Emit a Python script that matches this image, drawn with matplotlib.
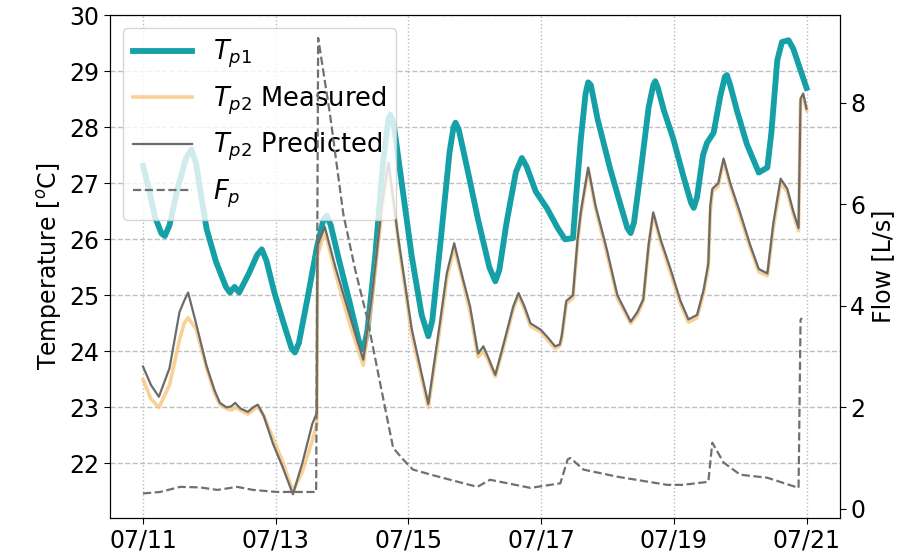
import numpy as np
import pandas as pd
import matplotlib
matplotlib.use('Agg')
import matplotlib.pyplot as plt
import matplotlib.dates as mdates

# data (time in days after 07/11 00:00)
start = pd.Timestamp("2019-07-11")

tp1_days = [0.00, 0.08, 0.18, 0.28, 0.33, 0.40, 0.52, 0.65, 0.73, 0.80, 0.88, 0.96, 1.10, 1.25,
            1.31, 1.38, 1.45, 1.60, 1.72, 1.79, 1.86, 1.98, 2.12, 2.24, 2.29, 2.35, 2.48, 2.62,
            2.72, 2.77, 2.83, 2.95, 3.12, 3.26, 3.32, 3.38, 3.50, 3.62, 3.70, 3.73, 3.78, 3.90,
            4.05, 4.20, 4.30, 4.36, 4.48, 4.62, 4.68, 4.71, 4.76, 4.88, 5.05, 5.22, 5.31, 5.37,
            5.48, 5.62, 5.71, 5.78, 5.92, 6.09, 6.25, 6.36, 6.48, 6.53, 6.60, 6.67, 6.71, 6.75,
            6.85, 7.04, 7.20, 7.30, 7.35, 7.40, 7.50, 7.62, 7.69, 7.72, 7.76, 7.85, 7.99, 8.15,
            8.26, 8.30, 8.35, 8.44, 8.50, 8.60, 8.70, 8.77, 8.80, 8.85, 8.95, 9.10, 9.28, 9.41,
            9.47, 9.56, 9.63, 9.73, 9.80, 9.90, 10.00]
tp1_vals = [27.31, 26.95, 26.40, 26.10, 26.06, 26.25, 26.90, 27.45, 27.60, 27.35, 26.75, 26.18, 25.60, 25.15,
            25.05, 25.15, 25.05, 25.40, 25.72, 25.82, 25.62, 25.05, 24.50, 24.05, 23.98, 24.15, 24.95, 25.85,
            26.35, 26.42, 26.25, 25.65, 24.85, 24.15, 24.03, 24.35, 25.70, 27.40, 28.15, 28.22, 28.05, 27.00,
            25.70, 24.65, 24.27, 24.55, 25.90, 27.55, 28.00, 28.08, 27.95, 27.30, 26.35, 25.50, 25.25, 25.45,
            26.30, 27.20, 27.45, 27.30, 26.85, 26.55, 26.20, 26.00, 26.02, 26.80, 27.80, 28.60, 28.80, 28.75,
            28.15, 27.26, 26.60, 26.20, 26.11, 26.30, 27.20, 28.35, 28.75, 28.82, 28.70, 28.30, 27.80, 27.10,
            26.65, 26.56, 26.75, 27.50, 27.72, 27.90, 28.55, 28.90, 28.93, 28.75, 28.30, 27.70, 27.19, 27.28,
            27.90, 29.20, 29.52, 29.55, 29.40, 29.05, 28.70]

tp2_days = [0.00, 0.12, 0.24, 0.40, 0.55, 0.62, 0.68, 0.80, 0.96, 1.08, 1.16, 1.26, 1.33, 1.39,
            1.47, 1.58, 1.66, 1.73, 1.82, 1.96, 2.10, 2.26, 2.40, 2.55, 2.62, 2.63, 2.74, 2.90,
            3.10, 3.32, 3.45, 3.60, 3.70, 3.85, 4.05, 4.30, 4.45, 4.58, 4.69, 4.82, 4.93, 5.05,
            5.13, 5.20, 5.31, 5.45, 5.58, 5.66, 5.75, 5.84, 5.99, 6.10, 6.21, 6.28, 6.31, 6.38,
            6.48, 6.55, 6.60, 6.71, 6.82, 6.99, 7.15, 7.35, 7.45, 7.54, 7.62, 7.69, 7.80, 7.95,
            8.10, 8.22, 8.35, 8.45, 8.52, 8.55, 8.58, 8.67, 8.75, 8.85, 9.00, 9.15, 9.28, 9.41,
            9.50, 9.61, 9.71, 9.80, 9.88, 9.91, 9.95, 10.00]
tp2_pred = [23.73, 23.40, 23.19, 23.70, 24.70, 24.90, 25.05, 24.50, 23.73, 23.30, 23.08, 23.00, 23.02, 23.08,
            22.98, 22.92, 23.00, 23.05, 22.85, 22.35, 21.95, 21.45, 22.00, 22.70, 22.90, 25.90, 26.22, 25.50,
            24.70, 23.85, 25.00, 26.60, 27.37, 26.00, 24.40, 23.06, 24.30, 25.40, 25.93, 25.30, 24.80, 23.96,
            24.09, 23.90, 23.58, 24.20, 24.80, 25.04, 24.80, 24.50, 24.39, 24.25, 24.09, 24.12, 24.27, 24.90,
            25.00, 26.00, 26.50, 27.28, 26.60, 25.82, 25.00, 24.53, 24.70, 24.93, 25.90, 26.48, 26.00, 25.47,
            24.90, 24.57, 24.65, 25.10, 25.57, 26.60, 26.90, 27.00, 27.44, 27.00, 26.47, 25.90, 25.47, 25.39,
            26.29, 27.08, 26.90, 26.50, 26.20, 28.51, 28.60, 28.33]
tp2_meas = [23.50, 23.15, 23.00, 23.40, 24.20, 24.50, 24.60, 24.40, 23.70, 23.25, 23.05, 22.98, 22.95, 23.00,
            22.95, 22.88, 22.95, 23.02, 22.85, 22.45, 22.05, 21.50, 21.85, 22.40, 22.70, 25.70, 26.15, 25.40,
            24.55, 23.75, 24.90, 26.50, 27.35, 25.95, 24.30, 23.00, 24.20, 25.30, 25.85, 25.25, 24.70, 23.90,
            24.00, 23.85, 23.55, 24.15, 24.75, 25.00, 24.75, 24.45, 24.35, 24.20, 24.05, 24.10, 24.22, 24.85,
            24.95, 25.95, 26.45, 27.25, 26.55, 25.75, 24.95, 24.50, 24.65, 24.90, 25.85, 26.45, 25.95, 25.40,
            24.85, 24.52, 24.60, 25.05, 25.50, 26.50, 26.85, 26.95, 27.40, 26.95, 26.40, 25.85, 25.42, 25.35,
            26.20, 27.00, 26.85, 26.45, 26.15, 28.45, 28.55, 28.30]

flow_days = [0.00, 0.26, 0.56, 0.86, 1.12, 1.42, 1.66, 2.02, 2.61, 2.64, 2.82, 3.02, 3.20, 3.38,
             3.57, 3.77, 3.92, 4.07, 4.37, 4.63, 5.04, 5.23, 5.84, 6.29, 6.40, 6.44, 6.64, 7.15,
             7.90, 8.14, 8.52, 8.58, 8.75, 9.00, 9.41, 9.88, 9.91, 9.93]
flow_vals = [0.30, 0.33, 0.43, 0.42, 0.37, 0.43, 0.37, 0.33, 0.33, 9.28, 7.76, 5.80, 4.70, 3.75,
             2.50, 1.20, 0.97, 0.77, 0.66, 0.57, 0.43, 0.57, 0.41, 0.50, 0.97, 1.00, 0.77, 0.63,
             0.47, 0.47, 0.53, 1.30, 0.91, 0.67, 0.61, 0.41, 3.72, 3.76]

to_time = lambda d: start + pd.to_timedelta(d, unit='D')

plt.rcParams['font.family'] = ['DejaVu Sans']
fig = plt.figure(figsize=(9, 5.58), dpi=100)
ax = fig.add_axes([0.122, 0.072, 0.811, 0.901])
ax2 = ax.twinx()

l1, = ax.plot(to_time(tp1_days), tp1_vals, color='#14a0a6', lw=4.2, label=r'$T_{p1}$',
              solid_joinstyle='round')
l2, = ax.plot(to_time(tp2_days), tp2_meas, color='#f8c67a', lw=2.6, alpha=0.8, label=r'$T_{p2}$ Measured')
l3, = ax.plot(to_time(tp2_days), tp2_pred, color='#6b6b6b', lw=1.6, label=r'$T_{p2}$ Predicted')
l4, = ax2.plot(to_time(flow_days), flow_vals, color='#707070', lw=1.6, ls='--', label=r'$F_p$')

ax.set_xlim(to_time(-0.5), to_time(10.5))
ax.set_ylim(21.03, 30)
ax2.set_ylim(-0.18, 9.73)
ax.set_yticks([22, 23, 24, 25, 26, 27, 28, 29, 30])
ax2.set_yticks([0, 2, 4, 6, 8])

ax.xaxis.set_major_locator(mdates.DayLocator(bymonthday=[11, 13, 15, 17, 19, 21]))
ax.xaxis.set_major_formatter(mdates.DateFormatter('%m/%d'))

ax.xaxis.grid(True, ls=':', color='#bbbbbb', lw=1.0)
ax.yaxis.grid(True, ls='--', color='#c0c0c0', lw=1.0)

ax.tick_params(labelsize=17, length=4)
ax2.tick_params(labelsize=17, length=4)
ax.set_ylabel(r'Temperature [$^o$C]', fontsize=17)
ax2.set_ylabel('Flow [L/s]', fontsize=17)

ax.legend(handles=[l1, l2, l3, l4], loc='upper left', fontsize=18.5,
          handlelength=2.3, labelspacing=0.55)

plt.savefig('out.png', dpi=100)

··········

WHAT TO WORK ON: Return the material line for line, from its beginning to the line that contains "27.90, 29.20, 29.52, 29.55, 29.40, 29.05, 28.70]", with the pictures left out.

TASK SOLUTION:
Emit a Python script that matches this image, drawn with matplotlib.
import numpy as np
import pandas as pd
import matplotlib
matplotlib.use('Agg')
import matplotlib.pyplot as plt
import matplotlib.dates as mdates

# data (time in days after 07/11 00:00)
start = pd.Timestamp("2019-07-11")

tp1_days = [0.00, 0.08, 0.18, 0.28, 0.33, 0.40, 0.52, 0.65, 0.73, 0.80, 0.88, 0.96, 1.10, 1.25,
            1.31, 1.38, 1.45, 1.60, 1.72, 1.79, 1.86, 1.98, 2.12, 2.24, 2.29, 2.35, 2.48, 2.62,
            2.72, 2.77, 2.83, 2.95, 3.12, 3.26, 3.32, 3.38, 3.50, 3.62, 3.70, 3.73, 3.78, 3.90,
            4.05, 4.20, 4.30, 4.36, 4.48, 4.62, 4.68, 4.71, 4.76, 4.88, 5.05, 5.22, 5.31, 5.37,
            5.48, 5.62, 5.71, 5.78, 5.92, 6.09, 6.25, 6.36, 6.48, 6.53, 6.60, 6.67, 6.71, 6.75,
            6.85, 7.04, 7.20, 7.30, 7.35, 7.40, 7.50, 7.62, 7.69, 7.72, 7.76, 7.85, 7.99, 8.15,
            8.26, 8.30, 8.35, 8.44, 8.50, 8.60, 8.70, 8.77, 8.80, 8.85, 8.95, 9.10, 9.28, 9.41,
            9.47, 9.56, 9.63, 9.73, 9.80, 9.90, 10.00]
tp1_vals = [27.31, 26.95, 26.40, 26.10, 26.06, 26.25, 26.90, 27.45, 27.60, 27.35, 26.75, 26.18, 25.60, 25.15,
            25.05, 25.15, 25.05, 25.40, 25.72, 25.82, 25.62, 25.05, 24.50, 24.05, 23.98, 24.15, 24.95, 25.85,
            26.35, 26.42, 26.25, 25.65, 24.85, 24.15, 24.03, 24.35, 25.70, 27.40, 28.15, 28.22, 28.05, 27.00,
            25.70, 24.65, 24.27, 24.55, 25.90, 27.55, 28.00, 28.08, 27.95, 27.30, 26.35, 25.50, 25.25, 25.45,
            26.30, 27.20, 27.45, 27.30, 26.85, 26.55, 26.20, 26.00, 26.02, 26.80, 27.80, 28.60, 28.80, 28.75,
            28.15, 27.26, 26.60, 26.20, 26.11, 26.30, 27.20, 28.35, 28.75, 28.82, 28.70, 28.30, 27.80, 27.10,
            26.65, 26.56, 26.75, 27.50, 27.72, 27.90, 28.55, 28.90, 28.93, 28.75, 28.30, 27.70, 27.19, 27.28,
            27.90, 29.20, 29.52, 29.55, 29.40, 29.05, 28.70]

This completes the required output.